── GIVEN RECORDS ──

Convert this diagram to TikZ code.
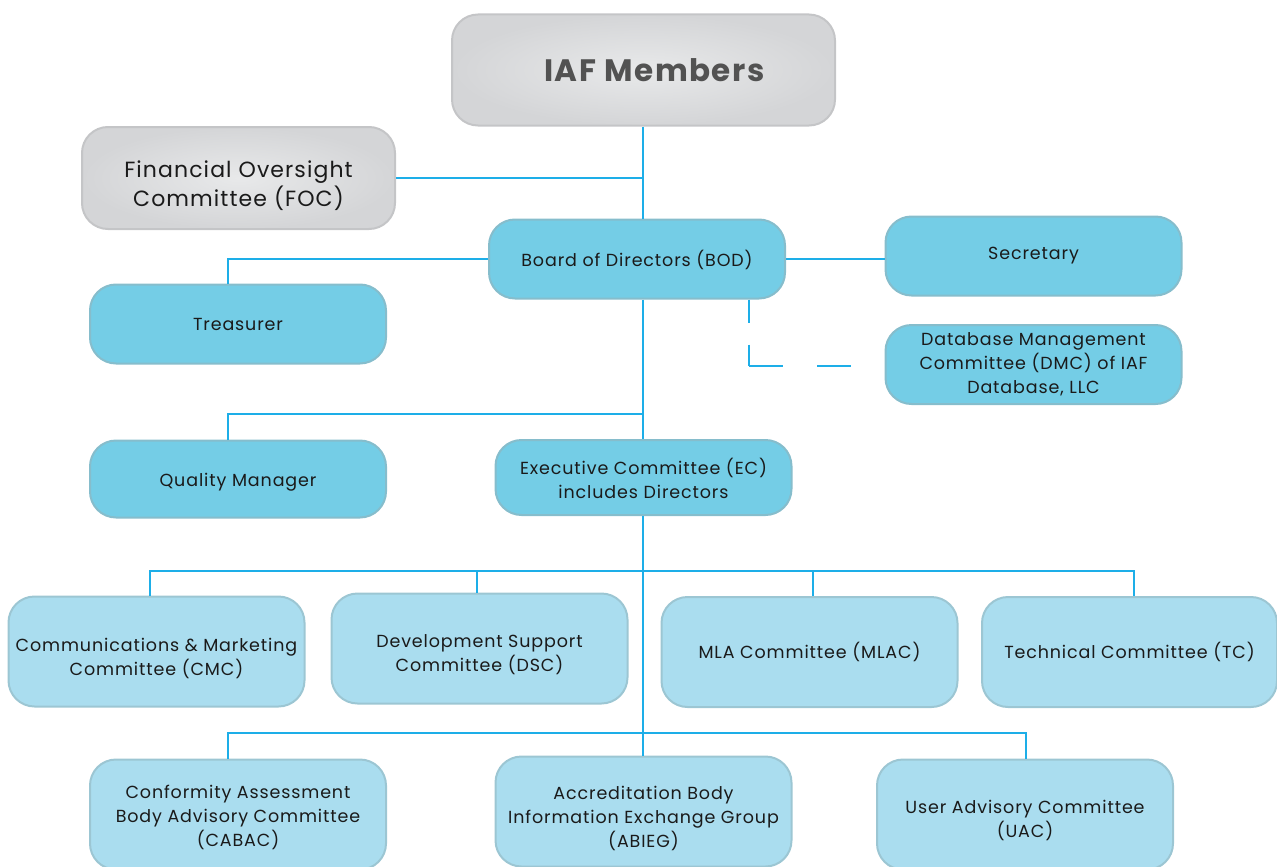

───
── GIVEN RECORDS ──

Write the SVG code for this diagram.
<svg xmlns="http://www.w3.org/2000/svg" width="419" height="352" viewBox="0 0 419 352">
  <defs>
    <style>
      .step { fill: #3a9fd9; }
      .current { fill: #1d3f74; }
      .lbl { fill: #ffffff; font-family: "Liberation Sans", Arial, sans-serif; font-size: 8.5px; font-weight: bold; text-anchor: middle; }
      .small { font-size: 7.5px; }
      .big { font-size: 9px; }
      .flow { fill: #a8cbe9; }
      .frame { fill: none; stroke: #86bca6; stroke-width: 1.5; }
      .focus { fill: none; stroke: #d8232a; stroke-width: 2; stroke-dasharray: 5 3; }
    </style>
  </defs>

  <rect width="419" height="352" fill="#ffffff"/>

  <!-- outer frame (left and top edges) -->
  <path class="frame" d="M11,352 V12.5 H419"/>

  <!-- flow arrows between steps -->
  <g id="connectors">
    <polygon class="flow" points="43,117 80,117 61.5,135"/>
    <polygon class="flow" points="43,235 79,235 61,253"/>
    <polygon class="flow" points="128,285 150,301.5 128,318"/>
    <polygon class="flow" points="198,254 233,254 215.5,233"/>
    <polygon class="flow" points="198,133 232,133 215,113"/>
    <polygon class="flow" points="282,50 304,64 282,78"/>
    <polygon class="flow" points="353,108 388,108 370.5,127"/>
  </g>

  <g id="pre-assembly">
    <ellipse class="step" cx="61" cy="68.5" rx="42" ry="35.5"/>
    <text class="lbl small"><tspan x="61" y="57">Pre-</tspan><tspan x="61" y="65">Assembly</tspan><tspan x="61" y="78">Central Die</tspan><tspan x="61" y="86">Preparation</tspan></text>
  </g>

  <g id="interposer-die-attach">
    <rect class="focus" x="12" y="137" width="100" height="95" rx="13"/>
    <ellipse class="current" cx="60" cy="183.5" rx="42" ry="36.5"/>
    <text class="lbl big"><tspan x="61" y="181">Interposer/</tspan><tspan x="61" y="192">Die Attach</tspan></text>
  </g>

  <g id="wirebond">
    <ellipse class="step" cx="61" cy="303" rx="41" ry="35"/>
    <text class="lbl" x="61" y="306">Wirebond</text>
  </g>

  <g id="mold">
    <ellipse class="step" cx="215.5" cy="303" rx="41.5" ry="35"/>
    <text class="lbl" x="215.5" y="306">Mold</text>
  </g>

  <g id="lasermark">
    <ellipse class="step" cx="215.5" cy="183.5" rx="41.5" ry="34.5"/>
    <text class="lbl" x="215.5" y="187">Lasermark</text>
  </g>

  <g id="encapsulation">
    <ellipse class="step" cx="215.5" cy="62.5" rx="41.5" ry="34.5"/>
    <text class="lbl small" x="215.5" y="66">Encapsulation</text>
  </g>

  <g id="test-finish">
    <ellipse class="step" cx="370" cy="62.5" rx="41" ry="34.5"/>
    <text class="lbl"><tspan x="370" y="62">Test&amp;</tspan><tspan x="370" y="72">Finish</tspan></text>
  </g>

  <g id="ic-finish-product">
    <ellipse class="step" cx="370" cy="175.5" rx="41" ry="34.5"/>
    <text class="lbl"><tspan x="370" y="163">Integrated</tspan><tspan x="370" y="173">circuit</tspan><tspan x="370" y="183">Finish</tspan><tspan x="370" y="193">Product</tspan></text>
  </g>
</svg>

───
── GIVEN RECORDS ──

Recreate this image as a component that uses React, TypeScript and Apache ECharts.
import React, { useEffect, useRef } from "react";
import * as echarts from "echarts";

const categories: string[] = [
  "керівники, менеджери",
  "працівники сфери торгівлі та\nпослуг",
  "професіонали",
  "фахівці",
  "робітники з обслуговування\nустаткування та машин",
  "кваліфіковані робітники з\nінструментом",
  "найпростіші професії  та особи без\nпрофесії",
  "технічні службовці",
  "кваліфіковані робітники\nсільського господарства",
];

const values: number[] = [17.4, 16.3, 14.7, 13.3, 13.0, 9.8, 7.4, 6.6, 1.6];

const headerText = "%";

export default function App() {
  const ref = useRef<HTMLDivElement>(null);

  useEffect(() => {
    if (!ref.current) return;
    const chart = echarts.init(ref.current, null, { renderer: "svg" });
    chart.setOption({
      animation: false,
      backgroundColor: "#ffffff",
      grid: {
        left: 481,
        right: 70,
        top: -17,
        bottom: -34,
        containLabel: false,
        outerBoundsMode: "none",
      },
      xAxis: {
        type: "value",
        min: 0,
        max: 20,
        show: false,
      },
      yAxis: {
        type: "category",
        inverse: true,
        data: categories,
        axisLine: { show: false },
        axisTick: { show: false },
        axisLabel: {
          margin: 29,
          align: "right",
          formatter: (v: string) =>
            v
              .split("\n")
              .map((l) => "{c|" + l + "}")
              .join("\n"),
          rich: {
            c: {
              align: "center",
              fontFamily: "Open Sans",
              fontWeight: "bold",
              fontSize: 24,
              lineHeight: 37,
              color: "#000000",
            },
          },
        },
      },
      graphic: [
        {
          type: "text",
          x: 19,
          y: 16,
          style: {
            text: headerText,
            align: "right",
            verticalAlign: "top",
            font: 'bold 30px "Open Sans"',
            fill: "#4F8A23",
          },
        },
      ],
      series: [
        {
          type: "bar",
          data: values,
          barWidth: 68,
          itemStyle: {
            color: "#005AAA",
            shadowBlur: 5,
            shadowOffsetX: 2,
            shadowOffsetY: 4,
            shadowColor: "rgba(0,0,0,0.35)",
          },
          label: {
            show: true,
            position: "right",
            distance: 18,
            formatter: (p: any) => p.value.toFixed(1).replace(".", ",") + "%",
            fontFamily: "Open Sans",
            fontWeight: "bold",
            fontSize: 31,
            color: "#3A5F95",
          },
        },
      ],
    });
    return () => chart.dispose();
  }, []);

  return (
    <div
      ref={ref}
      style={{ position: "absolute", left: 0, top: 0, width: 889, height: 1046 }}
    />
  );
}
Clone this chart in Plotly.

───

**GIVEN REQUEST**
Which lines above run from the one containing "Recreate this image" down to the one containing "const ref = useRef<HTMLDivElement>(null);"? Repeat exactly those, both ends included, and nothing else.

**EXPECTED ANSWER**
Recreate this image as a component that uses React, TypeScript and Apache ECharts.
import React, { useEffect, useRef } from "react";
import * as echarts from "echarts";

const categories: string[] = [
  "керівники, менеджери",
  "працівники сфери торгівлі та\nпослуг",
  "професіонали",
  "фахівці",
  "робітники з обслуговування\nустаткування та машин",
  "кваліфіковані робітники з\nінструментом",
  "найпростіші професії  та особи без\nпрофесії",
  "технічні службовці",
  "кваліфіковані робітники\nсільського господарства",
];

const values: number[] = [17.4, 16.3, 14.7, 13.3, 13.0, 9.8, 7.4, 6.6, 1.6];

const headerText = "%";

export default function App() {
  const ref = useRef<HTMLDivElement>(null);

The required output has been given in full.